The Tyrrhenian circuit from the Amalfi Coast south to the Aeolians is one of those passages that keeps reminding you why you went sailing in the first place. The coast itself runs roughly northwest to southeast, so you'll generally be reaching or running on the prevailing northwesterly sea breeze as you work down from Naples toward Salerno — a generous gift on most summer afternoons.
The mornings are calmer, which makes them ideal for anchoring off Positano's pastel terraces or nosing into the cove below Ravello before the tourist ferries arrive. Swell wraps around the headlands more than charts suggest, so choose your anchorage carefully; exposed lunette bays that look perfect on paper can be rolly by evening.

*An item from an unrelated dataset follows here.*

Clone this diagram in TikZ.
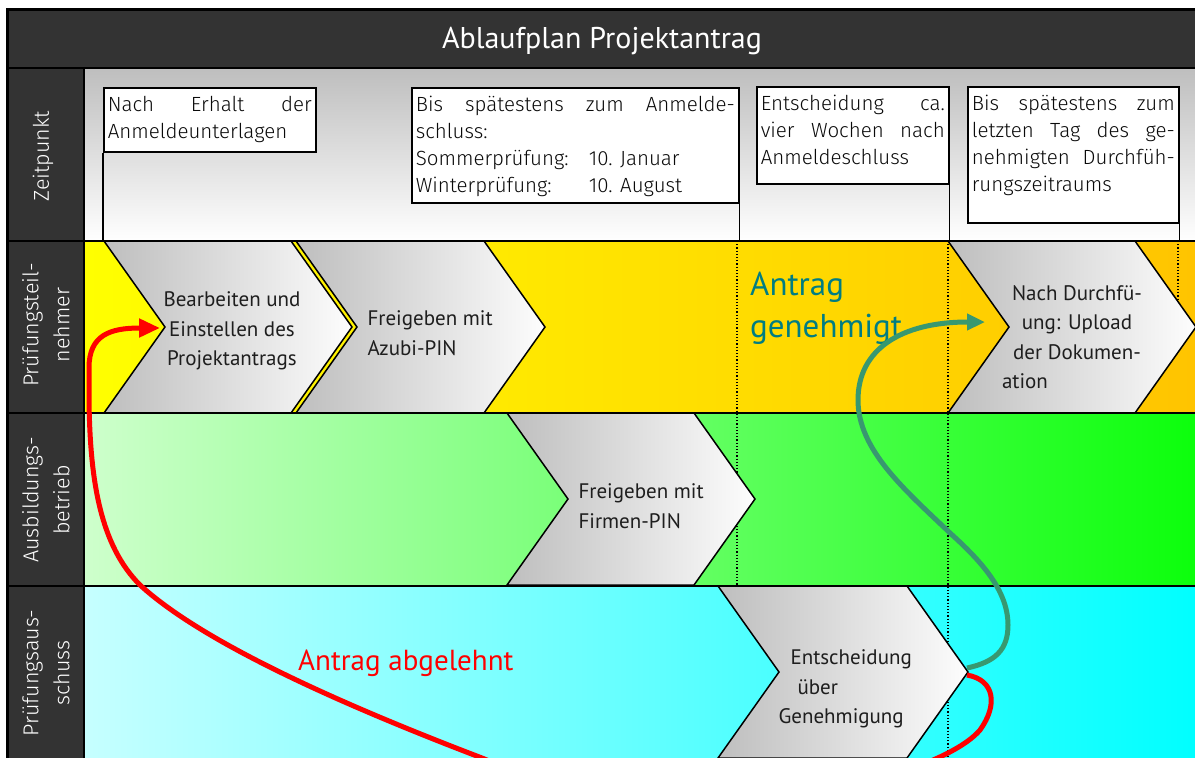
\documentclass[tikz,border=0pt]{standalone}
\usepackage{fontspec}
\setmainfont{Fira Sans Light}
\newfontfamily\ptf{PT Sans}
\newfontfamily\lightf{Fira Sans Light}
\usetikzlibrary{arrows.meta,calc}

\definecolor{barcol}{RGB}{51,51,51}
\definecolor{zgray}{RGB}{190,190,190}
\definecolor{yelL}{RGB}{255,255,0}
\definecolor{yelR}{RGB}{255,196,0}
\definecolor{grnL}{RGB}{206,255,204}
\definecolor{grnR}{RGB}{12,255,12}
\definecolor{cyaL}{RGB}{198,255,255}
\definecolor{cyaR}{RGB}{0,255,255}
\definecolor{chevL}{RGB}{190,190,190}
\definecolor{chevR}{RGB}{253,253,253}
\definecolor{okcol}{RGB}{56,152,112}
\definecolor{oktext}{RGB}{0,125,130}
\definecolor{nocol}{RGB}{255,0,0}
\definecolor{chevtext}{RGB}{30,30,30}
\definecolor{boxtext}{RGB}{10,10,10}

\newcommand{\zbox}[3]{\begin{minipage}[c][#2][t]{#1}\fontsize{20.5pt}{27pt}\selectfont\strut #3\end{minipage}}
\newcommand{\chevshape}[3]{\shadedraw[chev] (#1,#2) -- ++(#3,0) -- ++(61,86) -- ++(-61,86) -- ++(-#3,0) -- ++(61,-86) -- cycle;}

\begin{document}
\begin{tikzpicture}[x=1pt,y=-1pt,
  tbox/.style={draw=black, line width=1.6pt, fill=white, inner xsep=4pt, inner ysep=5pt, anchor=north west, font=\lightf, text=boxtext},
  lab/.style={text=white, font=\lightf\fontsize{21.5pt}{31pt}\selectfont, align=center, rotate=90},
  chev/.style={left color=chevL, right color=chevR, draw=black, line width=1.5pt, line join=miter},
  chevtxt/.style={font=\ptf\fontsize{21pt}{29.5pt}\selectfont, text=chevtext},
  sep/.style={line width=2.5pt, black},
  dotline/.style={line width=1.2pt, dotted, black},
  vline/.style={line width=1.6pt, black},
  flow/.style={line width=5pt},
]
\useasboundingbox (0,0) rectangle (1195,758);
\fill[white] (0,0) rectangle (1195,758);
\begin{scope}
\clip (0,0) rectangle (1195,758);
% title bar and left column
\fill[barcol] (7,9) rectangle (1210,68);
\fill[barcol] (7,68) rectangle (84,790);
% lanes
\shade[top color=zgray, bottom color=white] (84,68) rectangle (1196,241);
\shade[left color=yelL, right color=yelR] (84,241) rectangle (1196,413);
\shade[left color=grnL, right color=grnR] (84,413) rectangle (1196,586);
\shade[left color=cyaL, right color=cyaR] (84,586) rectangle (1196,790);
% row coordinates
\coordinate (r1) at (0,241);
% dotted milestones
\draw[dotline] (737,241) -- (737,586);
\draw[dotline] (948,241) -- (948,790);
\draw[dotline] (1178,241) -- (1178,300);
% chevrons
\chevshape{104}{241}{187}
\chevshape{296}{241}{188}
\chevshape{948}{241}{187}
\chevshape{507}{413}{187}
\chevshape{718}{586}{189}
\coordinate (c1in) at (160,328);
\coordinate (c3in) at (985,322);
\coordinate (c5tip) at (967,672);
% separators and frame
\draw[sep] (7,68) -- (1210,68);
\draw[sep] (7,241) -- (1210,241);
\draw[sep] (7,413) -- (1210,413);
\draw[sep] (7,586) -- (1210,586);
\draw[sep] (84,68) -- (84,790);
\draw[line width=3pt] (7,9) rectangle (1210,800);
% title
\node[font=\ptf\fontsize{30pt}{36pt}\selectfont, text=white, anchor=base] (title) at (602,48) {Ablaufplan Projektantrag};
% lane labels
\node[lab] (l0) at (43,156) {Zeitpunkt};
\node[lab] (l1) at (46,325) {Prüfungsteil-\\nehmer};
\node[lab] (l2) at (46,500) {Ausbildungs-\\betrieb};
\node[lab] (l3) at (46,673) {Prüfungsaus-\\schuss};
% time boxes
\node[tbox] (b1) at (103,87) {\zbox{204pt}{54pt}{Nach\hfill Erhalt\hfill der\\Anmeldeunterlagen}};
\node[tbox] (b2) at (411,87) {\zbox{319pt}{105pt}{Bis\hfill spätestens\hfill zum\hfill Anmelde-\\schluss:\\\makebox[173pt][l]{Sommerprüfung:}10. Januar\\\makebox[173pt][l]{Winterprüfung:}10. August}};
\node[tbox] (b3) at (756,86) {\zbox{184pt}{87pt}{Entscheidung\hfill ca.\\vier\hfill Wochen\hfill nach\\Anmeldeschluss}};
\node[tbox] (b4) at (967,86) {\zbox{203pt}{126pt}{Bis\hfill spätestens\hfill zum\\letzten\hfill Tag\hfill des\hfill ge-\\nehmigten\hfill Durchfüh-\\rungszeitraums}};
\draw[vline] (b1.south west) -- (b1.south west |- r1);
\draw[vline] (b2.south east) -- (b2.south east |- r1);
\draw[vline] (b3.south east) -- (b3.south east |- r1);
\draw[vline] (b4.south east) -- (b4.south east |- r1);
% chevron texts
\node[chevtxt, align=center] (t1) at (232,331) {Bearbeiten und\\Einstellen des\\Projektantrags};
\node[chevtxt, align=left, anchor=west] (t2) at (364,333) {Freigeben mit\\Azubi-PIN};
\node[chevtxt, align=center] (t3) at (1077,337) {Nach Durchfü-\\ung: Upload\\der Dokumen-\\\makebox[150pt][l]{ation}};
\node[chevtxt, align=left, anchor=west] (t4) at (575,506) {Freigeben mit\\Firmen-PIN};
\node[chevtxt, align=left, anchor=west] (t5) at (775,689) {\hspace*{12pt}Entscheidung\\\hspace*{19pt}über\\Genehmigung};
% outcome labels
\node[font=\ptf\fontsize{33pt}{42pt}\selectfont, text=oktext, align=left, anchor=west, inner sep=0pt] (ok) at (750,308) {Antrag\\genehmigt};
\node[font=\ptf\fontsize{29pt}{34pt}\selectfont, text=nocol, anchor=base west, inner sep=0pt] (no) at (298,670) {Antrag abgelehnt};
% connectors
\draw[flow, nocol, -{Triangle[length=21pt,width=18pt]}] ([yshift=-3pt]c5tip) .. controls (995,680) and (998,705) .. (980,730) .. controls (955,760) and (850,800) .. (700,800) .. controls (600,800) and (530,778) .. (482,758) .. controls (330,700) and (200,640) .. (140,585) .. controls (100,545) and (90,480) .. (89,400) -- (89,368) .. controls (89,335) and (110,328) .. (c1in);
\draw[flow, okcol, -{Triangle[length=18pt,width=16pt]}] ([yshift=4pt]c5tip) .. controls (995,662) and (1008,650) .. (1008,625) .. controls (1008,590) and (980,560) .. (950,533) .. controls (905,490) and (858,450) .. (858,400) .. controls (858,350) and (900,322) .. (c3in);
\end{scope}
\end{tikzpicture}
\end{document}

The passage south to the Aeolians — roughly 80 nautical miles from Salerno to Lipari — is best done overnight, leaving late afternoon to catch the land breeze and arriving at first light. Lipari's main harbour is straightforward to enter and well-provisioned, making it the sensible base for the chain.
From there you work the islands anticlockwise or clockwise depending on the scirocco and libeccio forecasts, both of which can build quickly and render some anchorages untenable overnight. Stromboli demands a night approach: watching lava spill down the Sciara del Fuoco in darkness is genuinely arresting.
Most charters depart from Naples, Salerno, or Milazzo on Sicily's north coast. Bareboat licences are accepted for competent sailors with a recognised certificate; the Italians check paperwork properly at some marinas, so carry originals. Provisioning is excellent throughout, though expensive in the smaller ports.
May and September suit experienced sailors best; July and August bring crowded anchorages, higher prices, and the full theatre of Italian summer.